The ultimate goal of water cycle research is to provide a solid foundation for decisions and investments by policymakers, managers, and individuals–be it at the Federal, state, or local level. Achieving this goal requires a program of activities that significantly improves understanding of water/energy cycle processes, incorporates this understanding in an integrated modeling/prediction framework, and tests predictions and data products in real decisionmaking contexts. In order to demonstrate techniques and their effectiveness to potential users, the GWC program also aims to expedite the transfer of science results from the research/experimental realm to operational applications.

Conceptualization
of the water cycle.

Significant progress has been made in the understanding of cloud properties and the direct and indirect effect of aerosols on cloud and precipitation processes through field campaigns such as DOE's Cloud and Land Surface Interaction Campaign (CLASIC), and the multi-agency North American Monsoon Experiment and African Monsoon Multidisciplinary Analyses. Comprehensive satellite monitoring of water cycle parameters such as global precipitation and cloud structure in storm systems and hurricanes (with TRMM) and soil moisture and water bodies (with GRACE) as well as atmospheric profiles of temperature and humidity, and land/ocean surface parameters (Terra, Aqua) have resulted in integrated data sets and improved models of the Earth system.
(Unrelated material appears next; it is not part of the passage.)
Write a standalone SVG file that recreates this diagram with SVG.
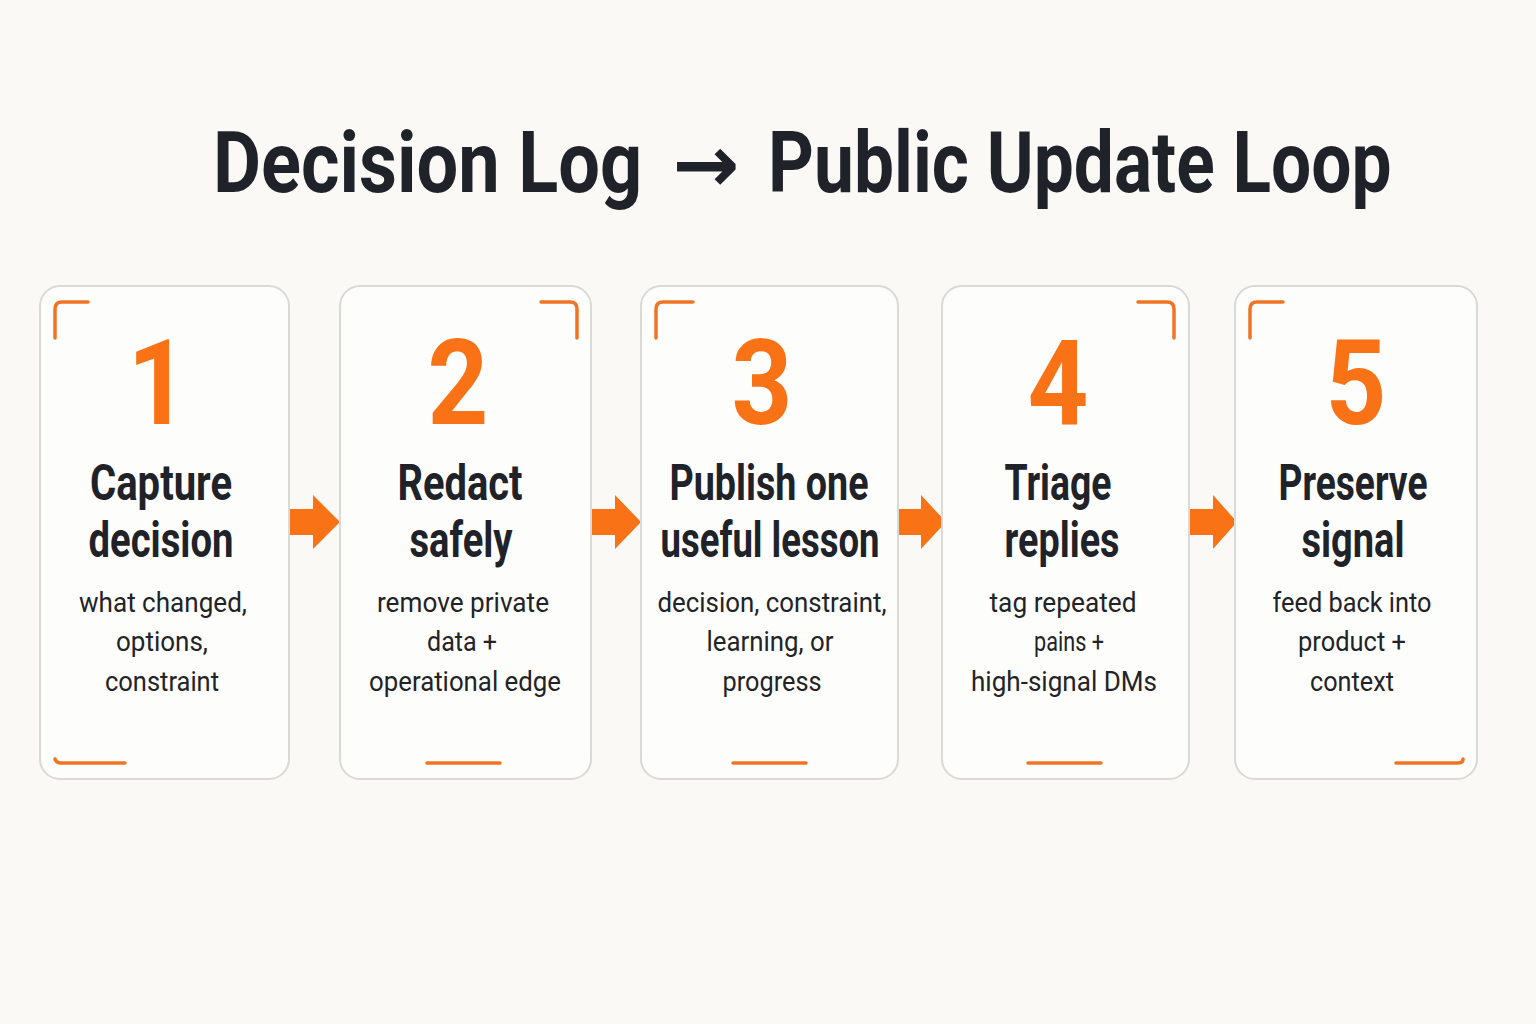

The incorporation of research results in models has led to better simulations of and prediction capabilities for hydroclimatic variables. Multi-model and ensemble modeling techniques developed by the NOAA Climate Prediction Program for the Americas have led to improved seasonal predictions of both the atmospheric and terrestrial hydrological cycle. Techniques have also been developed by USDA, DOI/USGS, and the DOI Bureau of Reclamation, in collaboration with NOAA, NASA, EPA, and DOE, among others, for the downscaling of seasonal precipitation forecasts to temporal scales consistent with the input requirements for agricultural management and conservation planning decision-support tools. Experimental seasonal hydrological prediction systems have been developed that use multiple climate forecast model products and empirical tools to "force" land/hydrological prediction models.